### THE REQUEST
Search the material for the string "that", then report how many lines hold it, with no other text.

Stored items from a collection
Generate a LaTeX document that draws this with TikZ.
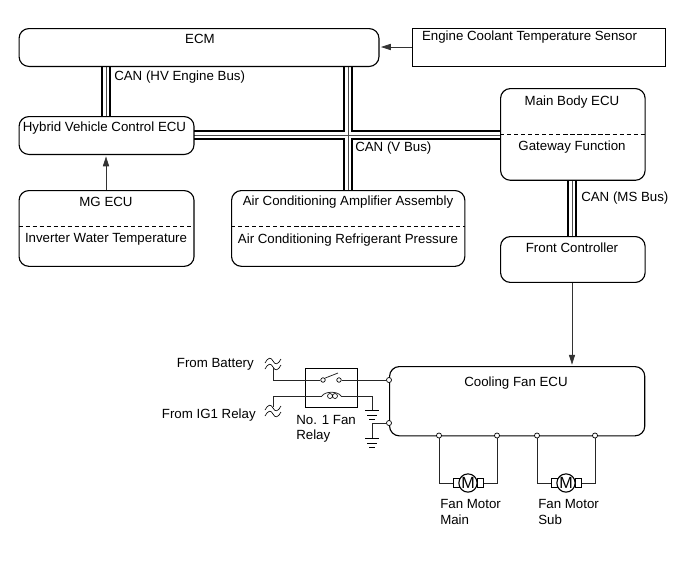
\documentclass[tikz,border=0pt]{standalone}
\usepackage{fontspec}
\setmainfont{Liberation Sans}
\usetikzlibrary{arrows.meta}
\begin{document}
\begin{tikzpicture}[
	x=0.025cm, y=-0.025cm,
	every node/.style={ font=\fontsize{9.45}{10}\selectfont, inner sep=0pt },
	unit/.style={ rectangle, draw, line width=0.8pt, rounded corners=7pt, anchor=north west },
	sensor/.style={ rectangle, draw, line width=0.8pt, anchor=north west },
	bus/.style={ line width=6.5pt, postaction={draw=white, line width=4.3pt, postaction={draw=black!70, line width=0.6pt}} },
	signal/.style={ -{Triangle[length=7pt,width=4.4pt]}, line width=0.5pt, black!80, shorten >=1pt },
	wire/.style={ line width=0.55pt, black!85 },
	split/.style={ dash pattern=on 3pt off 2pt, line width=0.4pt },
	terminal/.style={ circle, draw, line width=0.5pt, fill=white, minimum size=3.6pt },
	contact/.style={ circle, draw, line width=0.5pt, fill=white, minimum size=3.2pt },
	motor/.style={ circle, draw, line width=0.8pt, fill=white, minimum size=13pt, font=\fontsize{11.5}{12}\selectfont },
	brush/.style={ rectangle, draw, line width=0.6pt, fill=white, minimum width=3.8pt, minimum height=6pt },
	wavebreak/.pic={
		\draw[line width=0.45pt] (-8,-1) .. controls (-5,-7) and (-2,-7) .. (0,-3) .. controls (2,1) and (5,1) .. (8,-5);
		\draw[line width=0.45pt] (-8,5) .. controls (-5,-1) and (-2,-1) .. (0,3) .. controls (2,7) and (5,7) .. (8,1);
	},
	earth/.pic={
		\draw[line width=0.6pt] (-7,0) -- (7,0);
		\draw[line width=0.6pt] (-5,5) -- (5,5);
		\draw[line width=0.6pt] (-3,9) -- (3,9);
	}
]
\useasboundingbox (0,0) rectangle (690,562);

% CAN lines, drawn below the units
\coordinate (ecmbot) at (348,66);
\coordinate (acnorth) at (348,190);
\coordinate (hvbus) at (194,135);
\coordinate (mainbus) at (500,135);
\coordinate (hvtop) at (106,116);
\coordinate (ecmleft) at (106,66);
\coordinate (maindown) at (572,180);
\coordinate (frontup) at (572,236);
\draw[bus] (ecmbot) -- (acnorth) (hvbus) -- (mainbus)
	(ecmleft) -- (hvtop) (maindown) -- (frontup);

\node (ecm) [unit,minimum width=361*0.709pt,minimum height=38*0.709pt] at (18.5,28) {};
\node at (200,39) {ECM};
\node (coolant) [sensor,minimum width=254*0.709pt,minimum height=38*0.709pt] at (412,28) {};
\node at (529.5,37.5) {Engine Coolant Temperature Sensor};
\node (hv) [unit,minimum width=175.5*0.709pt,minimum height=38*0.709pt] at (18.5,116) {};
\node at (104.5,128) {Hybrid Vehicle Control ECU};
\node (mainbody) [unit,minimum width=145*0.709pt,minimum height=92*0.709pt] at (500,88) {};
\node at (572,102) {Main Body ECU};
\draw[split] (500,134) -- (645,134);
\node at (572,147) {Gateway Function};
\node (mg) [unit,minimum width=175.5*0.709pt,minimum height=76*0.709pt] at (18.5,190) {};
\node at (106,202) {MG ECU};
\draw[split] (18.5,226) -- (194,226);
\node at (106,239) {Inverter Water Temperature};
\node (ac) [unit,minimum width=234*0.709pt,minimum height=76*0.709pt] at (231,190) {};
\node at (348,202) {Air Conditioning Amplifier Assembly};
\draw[split] (231,226) -- (465,226);
\node at (348,240) {Air Conditioning Refrigerant Pressure};
\node (front) [unit,minimum width=145*0.709pt,minimum height=46*0.709pt] at (500,236) {};
\node at (572,248) {Front Controller};
\node (fan) [unit,minimum width=256*0.709pt,minimum height=69.5*0.709pt] at (389,366) {};
\node at (516,383) {Cooling Fan ECU};

\node (canhv) [anchor=west] at (114,77) {CAN (HV Engine Bus)};
\node (canv) [anchor=west] at (355,148) {CAN (V Bus)};
\node (canms) [anchor=west] at (581,198) {CAN (MS Bus)};

\draw[signal] (coolant.west |- 0,47) -- (ecm.east |- 0,47);
\draw[signal] (mg.north -| hvtop) -- (hv.south -| hvtop);
\draw[signal] (front.south -| frontup) -- (fan.north -| frontup);

% fan relay
\node (relay) [sensor,minimum width=52*0.709pt,minimum height=39*0.709pt] at (305,368) {};
\node (nofan) [anchor=west] at (296,420) {No. 1 Fan};
\node (norelay) [anchor=west] at (296,436) {Relay};
\node (battery) [anchor=east] at (254,364) {From Battery};
\node (igrelay) [anchor=east] at (256,415) {From IG1 Relay};
\pic at (273,364) {wavebreak};
\pic at (273,411) {wavebreak};
\coordinate (batin) at (273,367);
\coordinate (igin) at (273,407);
\node (sw1) [contact] at (323,380) {};
\node (sw2) [contact] at (339,380) {};
\node (t1) [terminal] at (389,380) {};
\node (t2) [terminal] at (389,423) {};
\draw[wire] (batin) |- (sw1);
\draw[wire] (sw2) -- (t1);
\draw[wire] (sw1.north east) -- (338,373);
% coil
\coordinate (coilin) at (322,396);
\coordinate (coilout) at (341,396);
\coordinate (gnd1) at (372,410);
\coordinate (gnd2) at (372,438);
\draw[wire] (igin) |- (coilin);
\draw[wire] (coilout) -| (gnd1);
\draw[wire] (coilin) .. controls (325,391) and (338,391) .. (coilout);
\draw[line width=0.45pt] (330,396) circle (2.5) (335,396) circle (2.5);
\draw[wire] (t2) -| (gnd2);
\pic at (gnd1) {earth};
\pic at (gnd2) {earth};

% fan motors
\node (a1) [terminal] at (439,435.5) {};
\node (a2) [terminal] at (497,435.5) {};
\node (b1) [terminal] at (537,435.5) {};
\node (b2) [terminal] at (595,435.5) {};
\node (mainl) [brush] at (456.5,483) {};
\node (mainr) [brush] at (480.5,483) {};
\node (subl) [brush] at (554.5,483) {};
\node (subr) [brush] at (578.5,483) {};
\node (mainm) [motor] at (468,483) {M};
\node (subm) [motor] at (566,483) {M};
\draw[wire] (a1) |- (mainl);
\draw[wire] (a2) |- (mainr);
\draw[wire] (b1) |- (subl);
\draw[wire] (b2) |- (subr);
\node (mainone) [anchor=west] at (440,504) {Fan Motor};
\node (maintwo) [anchor=west] at (440,520) {Main};
\node (subone) [anchor=west] at (538,504) {Fan Motor};
\node (subtwo) [anchor=west] at (538,520) {Sub};

\end{tikzpicture}
\end{document}
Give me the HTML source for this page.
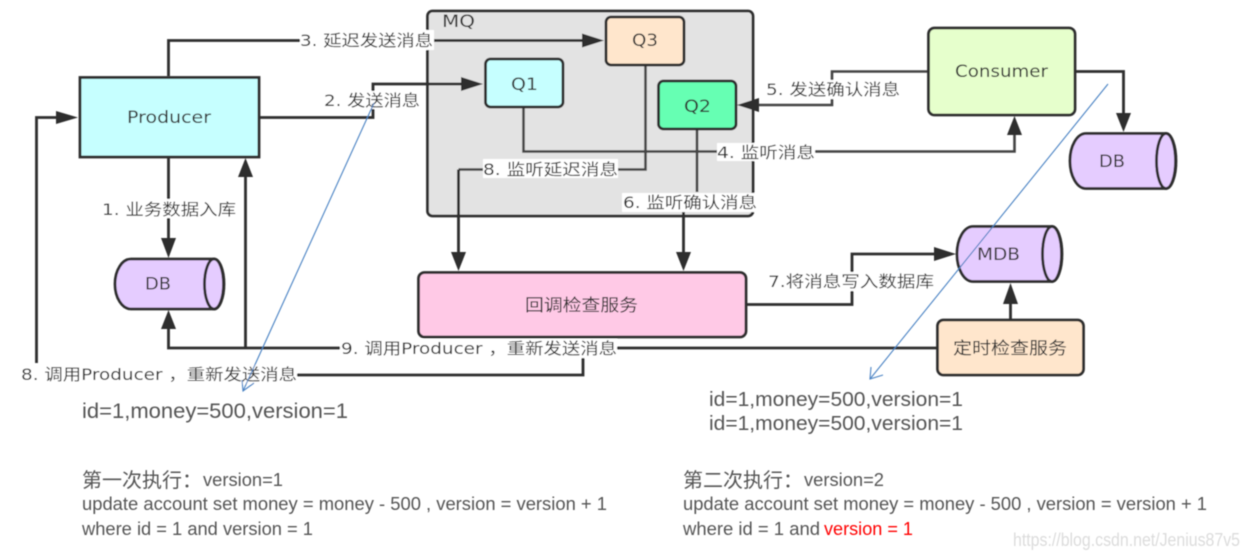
<!DOCTYPE html>
<html>
<head>
<meta charset="utf-8">
<style>
html,body{margin:0;padding:0;background:#fff;width:1249px;height:558px;overflow:hidden}
svg{display:block}
.b{fill:none;stroke:#2e2e2e;stroke-width:2.8}
.l{fill:none;stroke:#2e2e2e;stroke-width:2.8}
.i{fill:none;stroke:#444;stroke-width:2.6}
.a{fill:#2e2e2e;stroke:none}
.t{font-family:"DejaVu Sans","Noto Sans CJK SC",sans-serif;font-size:16px;fill:#333}
.n{font-family:"DejaVu Sans","Noto Sans CJK SC",sans-serif;font-size:17px;fill:#333}
.m{font-family:"Liberation Sans","Noto Sans CJK SC",sans-serif;fill:#555}
.bg{fill:#fff}
</style>
</head>
<body>
<svg width="1249" height="558" viewBox="0 0 1249 558" xmlns="http://www.w3.org/2000/svg">
<defs>
<filter id="s" filterUnits="userSpaceOnUse" x="0" y="0" width="1249" height="558"><feGaussianBlur stdDeviation="0.4"/></filter>
</defs>
<g filter="url(#s)">
<!-- MQ -->
<rect x="427.500" y="11" width="325.500" height="205" rx="5" fill="#e3e3e3" stroke="#2e2e2e" stroke-width="2.8"/>
<text class="n" x="442" y="27" textLength="33" lengthAdjust="spacingAndGlyphs">MQ</text>

<!-- connectors -->
<path class="l" d="M168.500 76V40.500H597"/>
<path class="l" d="M259 117.500H373V84H476"/>
<path class="l" d="M168.500 157V250"/>
<path class="l" d="M245.500 348V168"/>
<path class="l" d="M340 348H168.500V320"/>
<path class="l" d="M36.500 363V117.500H68"/>
<path class="l" d="M297 375H583V356"/>
<path class="l" d="M617 348H937"/>
<path class="i" d="M523.500 107V151.500H1014.500V125"/>
<path class="i" d="M645.500 65V169.500H458.500"/>
<path class="l" d="M458.500 169.500V262"/>
<path class="i" d="M697 129V192"/>
<path class="l" d="M683.500 212V262"/>
<path class="i" d="M928 71.500H832V105H750"/>
<path class="l" d="M1075 71.500H1123.500V124"/>
<path class="l" d="M746 304.500H852V254H948"/>
<path class="l" d="M1010.500 320V292"/>

<!-- arrowheads -->
<polygon class="a" points="604,40.500 582,33.500 582,47.500"/>
<polygon class="a" points="483,84 461,77 461,91"/>
<polygon class="a" points="168.500,258 161,238 176,238"/>
<polygon class="a" points="245.500,158 238,177 253,177"/>
<polygon class="a" points="168.500,310 161,329 176,329"/>
<polygon class="a" points="78,117.500 56,111 56,124"/>
<polygon class="a" points="1014.500,116 1007,135 1022,135"/>
<polygon class="a" points="458.500,271 451,252 466,252"/>
<polygon class="a" points="683.500,271 676,252 691,252"/>
<polygon class="a" points="737,105 759,98 759,112"/>
<polygon class="a" points="1123.500,132 1116,113 1131,113"/>
<polygon class="a" points="956,254 934,247 934,261"/>
<polygon class="a" points="1010.500,283 1003,304 1018,304"/>

<!-- nodes -->
<rect class="b" x="80" y="77.500" width="179" height="79.500" style="fill:#c6ffff"/>
<rect class="b" x="485.500" y="59" width="77.500" height="48" rx="5" style="fill:#c6ffff"/>
<rect class="b" x="606" y="17" width="78" height="48" rx="5" style="fill:#ffe6cc"/>
<rect class="b" x="658.500" y="81" width="77.500" height="48" rx="5" style="fill:#66ffb3"/>
<rect class="b" x="928.500" y="28" width="146.500" height="87" rx="6" style="fill:#e6ffcc"/>
<rect class="b" x="418.500" y="272.500" width="327.500" height="64.500" rx="6" style="fill:#ffc9e6"/>
<rect class="b" x="937.500" y="320" width="146" height="55" rx="6" style="fill:#ffe6cc"/>

<!-- cylinders -->
<g stroke="#2e2e2e" stroke-width="2.8" fill="#e5ccff">
<path d="M131 259H214A10 25 0 0 1 214 309H131A16 25 0 0 1 131 259Z"/>
<ellipse cx="214" cy="284" rx="9.500" ry="25"/>
<path d="M1086 133.500H1166A10 27.500 0 0 1 1166 188.500H1086A16 27.500 0 0 1 1086 133.500Z"/>
<ellipse cx="1166" cy="161" rx="9.500" ry="27.500"/>
<path d="M973 226.500H1052A10 27.500 0 0 1 1052 281.500H973A16 27.500 0 0 1 973 226.500Z"/>
<ellipse cx="1052" cy="254" rx="9.500" ry="27.500"/>
</g>

<!-- label backgrounds -->
<rect class="bg" x="300" y="30" width="134" height="20"/>
<rect class="bg" x="323" y="91" width="97" height="18"/>
<rect class="bg" x="102" y="199" width="134" height="19"/>
<rect class="bg" x="717" y="143" width="98" height="18"/>
<rect class="bg" x="483" y="159" width="135" height="19"/>
<rect class="bg" x="622" y="193" width="136" height="19"/>
<rect class="bg" x="766" y="80" width="134" height="19"/>
<rect class="bg" x="768" y="272" width="166" height="19"/>
<rect class="bg" x="340" y="339" width="277" height="19"/>
<rect class="bg" x="21" y="365" width="276" height="19"/>

<!-- node text -->
<text class="n" x="127" y="123" textLength="84" lengthAdjust="spacingAndGlyphs">Producer</text>
<text class="n" x="511" y="90" textLength="27" lengthAdjust="spacingAndGlyphs">Q1</text>
<text class="n" x="632" y="46" textLength="26" lengthAdjust="spacingAndGlyphs">Q3</text>
<text class="n" x="684" y="112" textLength="27" lengthAdjust="spacingAndGlyphs">Q2</text>
<text class="n" x="955" y="77" textLength="93" lengthAdjust="spacingAndGlyphs">Consumer</text>
<text class="n" x="145" y="289.500" textLength="26" lengthAdjust="spacingAndGlyphs">DB</text>
<text class="n" x="1099" y="167" textLength="26" lengthAdjust="spacingAndGlyphs">DB</text>
<text class="n" x="977" y="260" textLength="43" lengthAdjust="spacingAndGlyphs">MDB</text>
<text class="n" x="525" y="311" textLength="113" lengthAdjust="spacingAndGlyphs">回调检查服务</text>
<text class="n" x="953" y="354" textLength="114" lengthAdjust="spacingAndGlyphs">定时检查服务</text>

<!-- connector labels -->
<text class="t" x="300" y="46" textLength="133" lengthAdjust="spacingAndGlyphs">3. 延迟发送消息</text>
<text class="t" x="324" y="106" textLength="96" lengthAdjust="spacingAndGlyphs">2. 发送消息</text>
<text class="t" x="102" y="215" textLength="134" lengthAdjust="spacingAndGlyphs">1. 业务数据入库</text>
<text class="t" x="717" y="158" textLength="98" lengthAdjust="spacingAndGlyphs">4. 监听消息</text>
<text class="t" x="483" y="175" textLength="135" lengthAdjust="spacingAndGlyphs">8. 监听延迟消息</text>
<text class="t" x="623" y="208" textLength="134" lengthAdjust="spacingAndGlyphs">6. 监听确认消息</text>
<text class="t" x="766" y="95" textLength="134" lengthAdjust="spacingAndGlyphs">5. 发送确认消息</text>
<text class="t" x="768" y="287" textLength="166" lengthAdjust="spacingAndGlyphs">7.将消息写入数据库</text>
<text class="t" x="341" y="354" textLength="276" lengthAdjust="spacingAndGlyphs">9. 调用Producer ，重新发送消息</text>
<text class="t" x="21" y="380" textLength="276" lengthAdjust="spacingAndGlyphs">8. 调用Producer ，重新发送消息</text>

<!-- blue annotation arrows -->
<g fill="none" stroke="#4a82c3" stroke-width="1.1">
<path d="M374 103L243 391"/>
<path d="M242 380L243 391L254 383"/>
<path d="M1108 84L870 379"/>
<path d="M871 367L870 379L883 375"/>
</g>

<!-- bottom text -->
<text class="m" x="82" y="418" font-size="21" textLength="266" lengthAdjust="spacingAndGlyphs">id=1,money=500,version=1</text>
<text class="m" x="709" y="406" font-size="20" textLength="254" lengthAdjust="spacingAndGlyphs">id=1,money=500,version=1</text>
<text class="m" x="709" y="430" font-size="20" textLength="254" lengthAdjust="spacingAndGlyphs">id=1,money=500,version=1</text>

<text class="m" x="82" y="487" font-size="20">第一次执行：</text>
<text class="m" x="203" y="486" font-size="18" textLength="80" lengthAdjust="spacingAndGlyphs">version=1</text>
<text class="m" x="82" y="510" font-size="18" textLength="525" lengthAdjust="spacingAndGlyphs">update account set money = money - 500 , version = version + 1</text>
<text class="m" x="82" y="535" font-size="18" textLength="231" lengthAdjust="spacingAndGlyphs">where id = 1 and version = 1</text>

<text class="m" x="683" y="487" font-size="20">第二次执行：</text>
<text class="m" x="804" y="486" font-size="18" textLength="80" lengthAdjust="spacingAndGlyphs">version=2</text>
<text class="m" x="683" y="510" font-size="18" textLength="524" lengthAdjust="spacingAndGlyphs">update account set money = money - 500 , version = version + 1</text>
<text class="m" x="683" y="535" font-size="18" textLength="137" lengthAdjust="spacingAndGlyphs">where id = 1 and</text>
<text class="m" x="824" y="535" font-size="18" textLength="89" lengthAdjust="spacingAndGlyphs" style="fill:#f00">version = 1</text>

<text x="1013" y="546" font-family="'Liberation Sans',sans-serif" font-size="18" fill="#dcdcdc" textLength="227" lengthAdjust="spacingAndGlyphs">https://blog.csdn.net/Jenius87v5</text>
</g>
</svg>
</body>
</html>
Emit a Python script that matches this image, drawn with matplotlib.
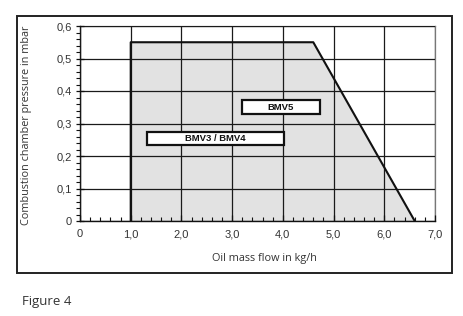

### OUTPUT BELOW
2